Dari Kabilah Perampok Jadi Sahabat Zuhud: Kisah Abu Dzar al-Ghifari
Oase.id - Abu Dzar al-Ghifari, salah satu sahabat Nabi Muhammad shallallahu alaihi wa sallam, berasal dari suku Ghifar — kabilah yang dikenal gemar merampok kafilah dagang di sekitar jalur Makkah. Hidup di lingkungan keras dan tandus, masyarakat Ghifar terbiasa menghadapi kelaparan dan peperangan. Dari latar inilah lahir sosok Jundab bin Junadah al-Ghifari, yang kelak dikenal sebagai Abu Dzar, sahabat Nabi shallallahu alaihi wa sallam yang terkenal karena kesederhanaannya.
Sebelum memeluk Islam, Abu Dzar dikenal dengan sifat keras dan gemar merampas harta kafilah. Namun, hidupnya berubah total setelah ia mendengar kabar tentang kerasulan Muhammad shallallahu alaihi wa sallam. Ia pun berangkat ke Makkah untuk mencari kebenaran ajaran baru itu, hingga akhirnya bersyahadat di hadapan Rasulullah.
Sejak saat itu, Abu Dzar menjadi salah satu sahabat yang paling jujur, berani, dan setia mendampingi Nabi shallallahu alaihi wa sallam. Ia dikenal tidak gentar menyampaikan kebenaran, bahkan pernah berkata kepada Rasulullah, “Wahai Rasulullah, demi Dzat yang jiwaku berada di tangan-Nya, aku akan melafalkan kalimat tauhid ini di tengah orang-orang yang menentangnya!”
Menjauhi Dunia dan Hidup Zuhud
Dalam buku The Great Sahaba karya Rizem Aizid disebutkan, Abu Dzar menolak kehidupan mewah dan memilih jalan zuhud. Setelah Rasulullah wafat, ia sempat tinggal di Damaskus dan menyaksikan umat Islam mulai tenggelam dalam gemerlap dunia.
Melihat hal itu, ia gelisah dan memutuskan kembali ke Madinah atas panggilan Khalifah Utsman bin Affan.
Namun, kondisi di Madinah pun tak jauh berbeda. Banyak orang mulai terlena dengan harta. Karena tidak betah, Abu Dzar memilih tinggal di Rabadzah — sebuah desa kecil di pinggiran Madinah — untuk hidup sederhana dan mendekatkan diri kepada Allah.

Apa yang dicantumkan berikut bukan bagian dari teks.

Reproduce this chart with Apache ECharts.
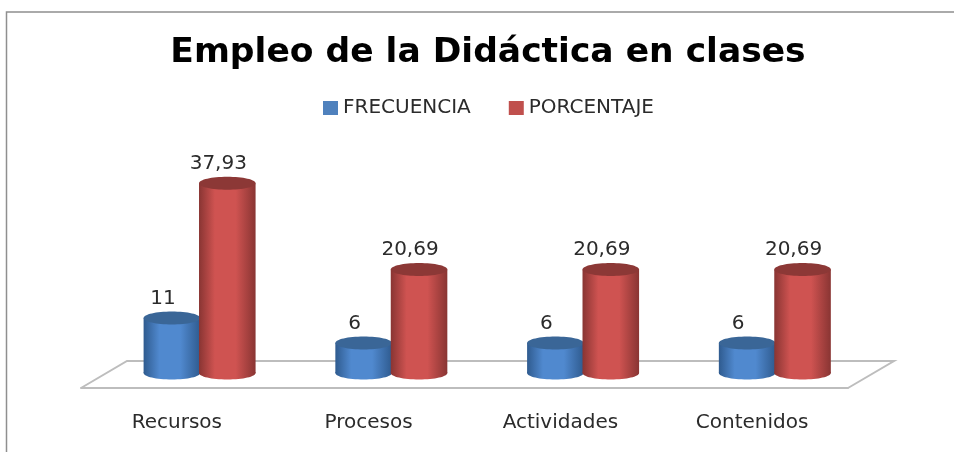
<!DOCTYPE html>
<html><head><meta charset="utf-8">
<script src="https://cdn.jsdelivr.net/npm/echarts@6/dist/echarts.min.js"></script>
<style>html,body{margin:0;padding:0;background:#fff}#c{width:954px;height:452px;filter:blur(0.4px)}</style>
</head><body><div id="c"></div>
<script>
const titleText = 'Empleo de la Didáctica en clases';
const categories = ['Recursos','Procesos','Actividades','Contenidos'];
const frecuencia = [11,6,6,6];
const porcentaje = [37.93,20.69,20.69,20.69];
const seriesNames = ['FRECUENCIA','PORCENTAJE'];

const DX = 23, DY = -15, RY = 6.5;
const FONT = '"DejaVu Sans", sans-serif';
function cylinder(offset, edge, mid, cap, fmt){
  return function(params, api){
    const v = api.value(1);
    const p = api.coord([api.value(0), v]);
    const base = api.coord([api.value(0), 0]);
    const band = api.size([1,0])[0];
    const w = band*0.295, cx = p[0]+DX+band*offset, rx = w/2;
    const top = p[1]+DY, bot = base[1]+DY;
    const grad = new echarts.graphic.LinearGradient(0,0,1,0,[
      {offset:0,color:edge},{offset:0.28,color:mid},{offset:0.65,color:mid},{offset:1,color:edge}]);
    return {type:'group',children:[
      {type:'ellipse',shape:{cx:cx,cy:bot,rx:rx,ry:RY},style:{fill:grad}},
      {type:'rect',shape:{x:cx-rx,y:top,width:w,height:bot-top},style:{fill:grad}},
      {type:'ellipse',shape:{cx:cx,cy:top,rx:rx,ry:RY},style:{fill:cap}},
      {type:'text',style:{text:fmt(v),x:cx-9,y:top-RY-3,align:'center',verticalAlign:'bottom',
        font:'20px '+FONT,fill:'#2b2b2b'}}
    ]};
  };
}
const fmtComma = v => String(v).replace('.',',');
const chart = echarts.init(document.getElementById('c'));
chart.setOption({
  animation:false,
  backgroundColor:'#fff',
  title:{text:titleText,top:31,left:483,textAlign:'center',
    textStyle:{fontFamily:FONT,fontSize:34.5,fontWeight:'bold',color:'#000'}},
  legend:{data:seriesNames,top:93,left:318,icon:'rect',itemWidth:15,itemHeight:14,itemGap:38,
    textStyle:{fontFamily:FONT,fontSize:20,color:'#2b2b2b'}},
  grid:{left:81,width:767,top:188,height:200},
  xAxis:{type:'category',data:categories,
    axisLine:{lineStyle:{color:'#bdbdbd',width:2}},axisTick:{show:false},
    axisLabel:{margin:25,fontFamily:FONT,fontSize:20,color:'#2b2b2b'}},
  yAxis:{type:'value',min:0,max:40,show:false,splitLine:{show:false}},
  graphic:[
    {type:'polyline',z:0,shape:{points:[[6.5,452],[6.5,12],[954,12]]},style:{fill:null,stroke:'#8f8f8f',lineWidth:1.5}}
  ],
  series:[
    {type:'custom',silent:true,z:1,data:[0],
     renderItem:function(params,api){
       const c = params.coordSys, y0=c.y+c.height, x0=c.x, x1=c.x+c.width;
       return {type:'polyline',shape:{points:[[x0,y0],[x0+46,y0-27],[x1+46,y0-27],[x1,y0]]},
         style:{fill:null,stroke:'#bdbdbd',lineWidth:2}};
     }},
    {name:seriesNames[0],type:'custom',z:3,itemStyle:{color:'#4F81BD'},
     encode:{x:0,y:1},data:frecuencia.map((v,i)=>[i,v]),
     renderItem:cylinder(-0.146,'#2f5b8f','#5089cf','#3a6697',String)},
    {name:seriesNames[1],type:'custom',z:4,itemStyle:{color:'#C0504D'},
     encode:{x:0,y:1},data:porcentaje.map((v,i)=>[i,v]),
     renderItem:cylinder(0.143,'#893533','#cf5351','#8c3836',fmtComma)}
  ]
});
</script></body></html>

Kisah kesederhanaannya dikenal luas. Suatu ketika, seorang tamu heran melihat rumah Abu Dzar yang hampir kosong tanpa perabotan. Saat ditanya, ia menjawab tenang, “Kita punya rumah di kampung akhirat. Perabot terbaik sudah saya kirimkan ke sana.”
Simbol Kesederhanaan Sepanjang Hayat
Abu Dzar menolak menerima harta berlebih, bahkan mengembalikan uang bantuan dari Gubernur Syam sambil berkata, “Apakah tidak ada orang yang lebih miskin dari saya?”
Rasulullah shallallahu alaihi wa sallam pernah bersabda, “Abu Dzar akan tetap sama sepanjang hidupnya,” yang menandakan bahwa ia akan terus hidup sederhana dan berpegang teguh pada ajaran Islam sampai akhir hayatnya.
Dari seorang perampok di padang tandus menjadi teladan kesederhanaan di tengah umat Islam, perjalanan hidup Abu Dzar al-Ghifari menjadi bukti bahwa hidayah mampu mengubah siapa pun — dari gelapnya masa lalu menuju cahaya ketaatan.